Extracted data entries
START

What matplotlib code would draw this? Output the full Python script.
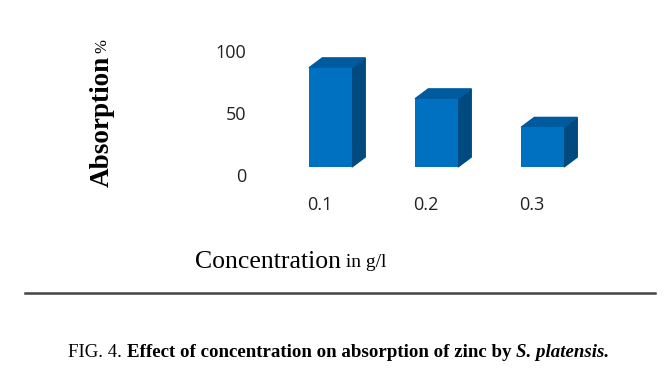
import numpy as np
import matplotlib.pyplot as plt
from matplotlib.patches import Polygon
import matplotlib.transforms as mtransforms

# Veriler
kategoriler = ['0.1', '0.2', '0.3']
absorpsiyon = [80, 55, 32]
y_tikler = [0, 50, 100]

W, H = 670, 380
fig = plt.figure(figsize=(W / 100, H / 100), dpi=100)

# eksen piksel konumları (üstten ölçülmüş)
sol, sag, ust, alt = 260, 600, 43, 167
ax = fig.add_axes([sol / W, (H - alt) / H, (sag - sol) / W, (alt - ust) / H])
ax.set_xlim(-0.665, 2.542)
ax.set_ylim(0, 100)

x = np.arange(len(kategoriler))
genislik = 0.405
dx, dy = 0.125, 8.0   # derinlik (veri birimi)

on_renk = '#0070C0'
yan_renk = '#004A80'
ust_renk = '#005A9E'

ax.bar(x, absorpsiyon, width=genislik, color=on_renk, zorder=3)
for xi, v in zip(x, absorpsiyon):
    x0, x1 = xi - genislik / 2, xi + genislik / 2
    yan = Polygon([(x1, 0), (x1 + dx, dy), (x1 + dx, v + dy), (x1, v)],
                  closed=True, color=yan_renk, zorder=2, clip_on=False)
    ust_p = Polygon([(x0, v), (x0 + dx, v + dy), (x1 + dx, v + dy), (x1, v)],
                    closed=True, color=ust_renk, zorder=2, clip_on=False)
    ax.add_patch(yan)
    ax.add_patch(ust_p)

for s in ax.spines.values():
    s.set_visible(False)
ax.tick_params(length=0)
ax.set_xticks(x)
ax.set_xticklabels(kategoriler, fontsize=13, family='Open Sans', color='#222222')
ax.set_yticks(y_tikler)
ax.set_yticklabels([str(t) for t in y_tikler], fontsize=13, family='Open Sans', color='#222222')
ax.tick_params(axis='x', pad=21)
ax.tick_params(axis='y', pad=10)

# etiketleri Excel'deki gibi biraz kaydır
off_x = mtransforms.ScaledTranslation(-11 / 100, 0, fig.dpi_scale_trans)
for lbl in ax.get_xticklabels():
    lbl.set_transform(lbl.get_transform() + off_x)
off_y = mtransforms.ScaledTranslation(0, -8 / 100, fig.dpi_scale_trans)
for lbl in ax.get_yticklabels():
    lbl.set_transform(lbl.get_transform() + off_y)

# eksen başlıkları
yl = fig.text(102 / W, 1 - 187 / H, 'Absorption', rotation=90, ha='center', va='bottom',
              family='Liberation Serif', fontweight='bold', fontsize=19.5)
plt.annotate('%', xy=(0.5, 1), xycoords=yl, xytext=(0, 2), textcoords='offset points',
             rotation=90, ha='center', va='bottom', family='Liberation Serif', fontsize=12)

xl = fig.text(195 / W, 1 - 268 / H, 'Concentration', ha='left', va='baseline',
              family='Liberation Serif', fontsize=18.5)
plt.annotate(' in g/l', xy=(1, 0), xycoords=xl, xytext=(0, 4), textcoords='offset points',
             ha='left', va='baseline', family='Liberation Serif', fontsize=14)

# ayırıcı çizgi
fig.add_artist(plt.Line2D([25 / W, 655 / W], [1 - 293 / H, 1 - 293 / H],
                          color='#444444', linewidth=1.8))

# şekil yazısı
c1 = fig.text(68 / W, 1 - 357 / H, 'FIG. 4. ', ha='left', va='baseline',
              family='Liberation Serif', fontsize=13.6)
c2 = plt.annotate('Effect of concentration on absorption of zinc by ', xy=(1, 0), xycoords=c1,
                  ha='left', va='bottom', family='Liberation Serif', fontsize=13.6,
                  fontweight='bold')
plt.annotate('S. platensis.', xy=(1, 0), xycoords=c2, ha='left', va='bottom',
             family='Liberation Serif', fontsize=13.6, fontweight='bold', style='italic')

fig.savefig('out.png', dpi=100)
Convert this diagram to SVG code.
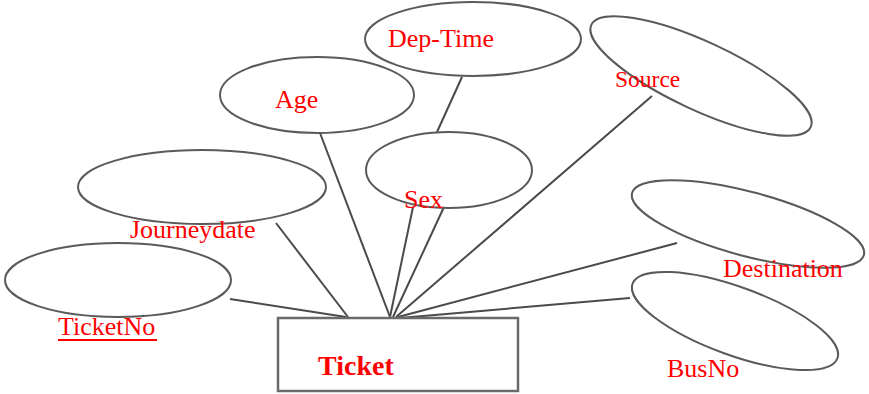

END

> Goal of the exercise
Repeat exactly and only the lines from the start of the data above through the line that holds "lbl.set_transform(lbl.get_transform() + off_y)", inclusive. Pictures do not belong in the copy.

> Solution below
What matplotlib code would draw this? Output the full Python script.
import numpy as np
import matplotlib.pyplot as plt
from matplotlib.patches import Polygon
import matplotlib.transforms as mtransforms

# Veriler
kategoriler = ['0.1', '0.2', '0.3']
absorpsiyon = [80, 55, 32]
y_tikler = [0, 50, 100]

W, H = 670, 380
fig = plt.figure(figsize=(W / 100, H / 100), dpi=100)

# eksen piksel konumları (üstten ölçülmüş)
sol, sag, ust, alt = 260, 600, 43, 167
ax = fig.add_axes([sol / W, (H - alt) / H, (sag - sol) / W, (alt - ust) / H])
ax.set_xlim(-0.665, 2.542)
ax.set_ylim(0, 100)

x = np.arange(len(kategoriler))
genislik = 0.405
dx, dy = 0.125, 8.0   # derinlik (veri birimi)

on_renk = '#0070C0'
yan_renk = '#004A80'
ust_renk = '#005A9E'

ax.bar(x, absorpsiyon, width=genislik, color=on_renk, zorder=3)
for xi, v in zip(x, absorpsiyon):
    x0, x1 = xi - genislik / 2, xi + genislik / 2
    yan = Polygon([(x1, 0), (x1 + dx, dy), (x1 + dx, v + dy), (x1, v)],
                  closed=True, color=yan_renk, zorder=2, clip_on=False)
    ust_p = Polygon([(x0, v), (x0 + dx, v + dy), (x1 + dx, v + dy), (x1, v)],
                    closed=True, color=ust_renk, zorder=2, clip_on=False)
    ax.add_patch(yan)
    ax.add_patch(ust_p)

for s in ax.spines.values():
    s.set_visible(False)
ax.tick_params(length=0)
ax.set_xticks(x)
ax.set_xticklabels(kategoriler, fontsize=13, family='Open Sans', color='#222222')
ax.set_yticks(y_tikler)
ax.set_yticklabels([str(t) for t in y_tikler], fontsize=13, family='Open Sans', color='#222222')
ax.tick_params(axis='x', pad=21)
ax.tick_params(axis='y', pad=10)

# etiketleri Excel'deki gibi biraz kaydır
off_x = mtransforms.ScaledTranslation(-11 / 100, 0, fig.dpi_scale_trans)
for lbl in ax.get_xticklabels():
    lbl.set_transform(lbl.get_transform() + off_x)
off_y = mtransforms.ScaledTranslation(0, -8 / 100, fig.dpi_scale_trans)
for lbl in ax.get_yticklabels():
    lbl.set_transform(lbl.get_transform() + off_y)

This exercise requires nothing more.